Walking Tightropes

John Coulter’s Ireland eye column for Tribune Magazine, September 2014.


Ireland, not Scotland, will be the trend setter with General Elections looming in the UK and the Irish Republic. This is not to marginalise the importance of the Scottish independence referendum in a few days’ time, which will either witness a disintegration of the UK or a redrafting of the Act of Union.

With the Lib Dems in meltdown, and Ukip on the rise, David Cameron potentially needs to line up a new coalition partner especially if Westminster spews out another hung parliament.

A Cameron/Nigel Farage pact is fantasy land. Cameron has one option – cosy up to the Democratic Unionists, who are expected to return with up to nine MPs.

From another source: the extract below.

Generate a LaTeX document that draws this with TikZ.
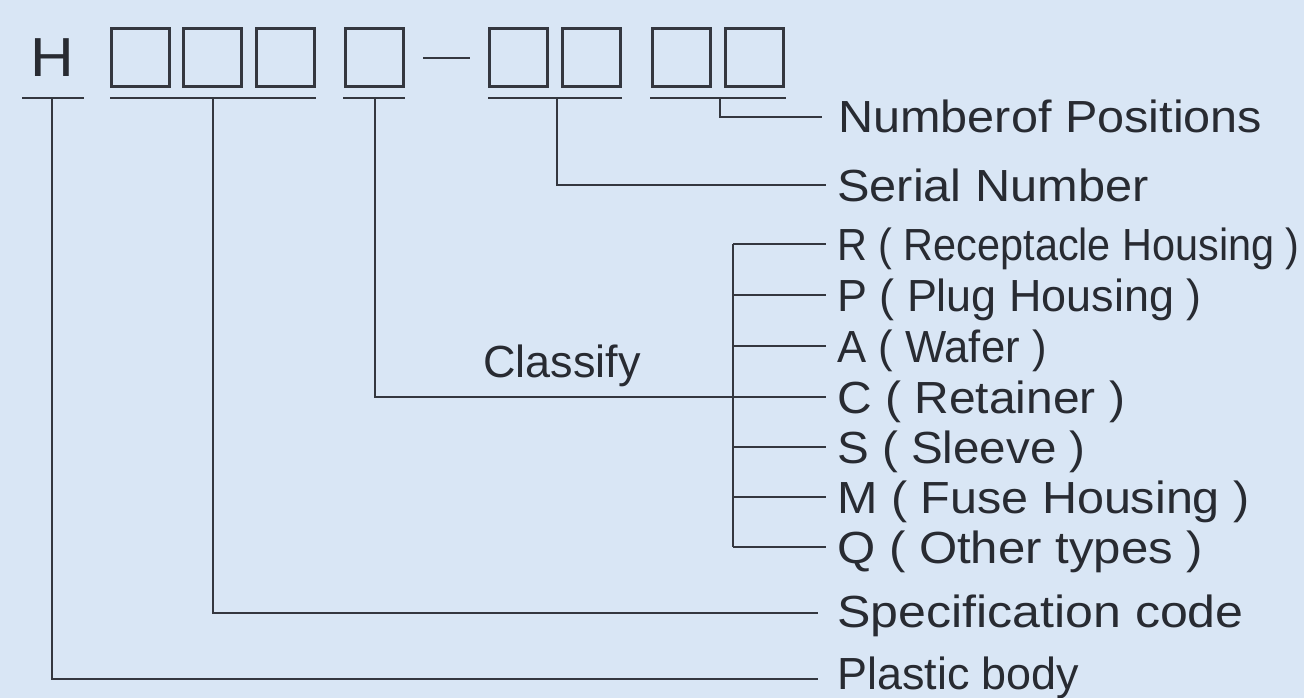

In the corridors of Westminster and indeed across mainland Britain, mention the DUP, and the stereotype of the Hell-fire preaching, ultra-loyalist Ian Paisley senior (now Lord Bannside) springs to mind.

But the DUP of 2014 is not the DUP of 1974, the year of the Ulster Workers’ Council strike which crippled the then power-sharing Sunningdale Executive.

DUP 2014 is now a moderate Unionist, middle class movement working a power-sharing Stormont Executive – albeit very uneasily – with Sinn Fein, the political apologist for the Provisional IRA.

To become Ulster’s leading Unionist movement, the DUP had to abandon its traditional loyalist urban working class base, and move onto the middle class Protestant rural turf which was once the bastion of the election-battered Ulster Unionists.

Firstly, under Paisley senior, then under current First Minister Peter Robinson, since 2007, the DUP has been trying to demonstrate it is a worthy party of government. But who has it been trying to impress? Certainly not the grumbling loyalist working class, and definitely not Assembly partner Sinn Fein.

The emergence of several new Right-wing Unionist parties clearly emphasises the loyalist working class remain distinctly unimpressed with the DUP’s new-found ‘Fur Coat Brigade’ style of old fashioned Unionism.

The impending collapse of the Assembly over the thorny issue of welfare reform is further proof reaching out the hand of friendship to republicans via Sinn Fein is not top of the DUP agenda.

The DUP has an ace card – the party takes its Westminster seats, while Sinn Fein clings to its outdated abstentionist policy; a policy ignored by Scottish and Welsh nationalists as well as pro-Irish republican sympathisers within Labour.

The DUP is walking a very high tightrope – trying to regain its political credibility with the loyalist working class in Northern Ireland, while at the same time, firmly convincing Cameron it would make a moderate partner in a future coalition.

And speaking of coalitions, Sinn Fein is walking the same tightrope, only this time in the Irish Republic. Playing the anti-austerity card won Sinn Fein a substantial increase in councillors across Ireland as well as boosting its MEP tally from one to four.

Southern premier Enda Kenny of Fine Gael faces the same dilemma as Cameron. His Dail coalition partner, Irish Labour, has crashed and burned in the polls. To remain as Taoiseach, Kenny needs a new partner. But is Sinn Fein ready for the challenge?

Memories of the bloody Irish Civil War in the 1920s in which republican butchered republican are still raw in the Southern Irish political mind set.

In spite of Sinn Fein gains under party president Gerry Adams, a significant section of Southern opinion still views the party as the IRA’s political wing as well as being an avowedly Marxist movement; a fact which does not sit easily with the Irish Catholic Church.

If Sinn Fein is to win the coveted prize of a partnership government with Fine Gael, it must conclusively prove it has totally abandoned its links to the violent past. It must rebrand itself with Southern voters as a soft socialist movement rather than a hard left revolutionary organisation.

Sinn Fein will also have to make concessions within the UK. In Northern Ireland, it must help the DUP save Stormont and attempt resolution to the various Protestant parade controversies. Sinn Fein must also stop supporting the relocation of commemorations to dead IRA terrorists in religiously mixed communities.

At Westminster, Sinn Fein will have to finally abandon abstentionism and take its Commons seats. With the party poised to snatch up to eight MPs in the General Election, Sinn Fein may hold the keys to Ed Miliband entering Downing Street as part of a nationalist/Labour coalition rather than Cameron.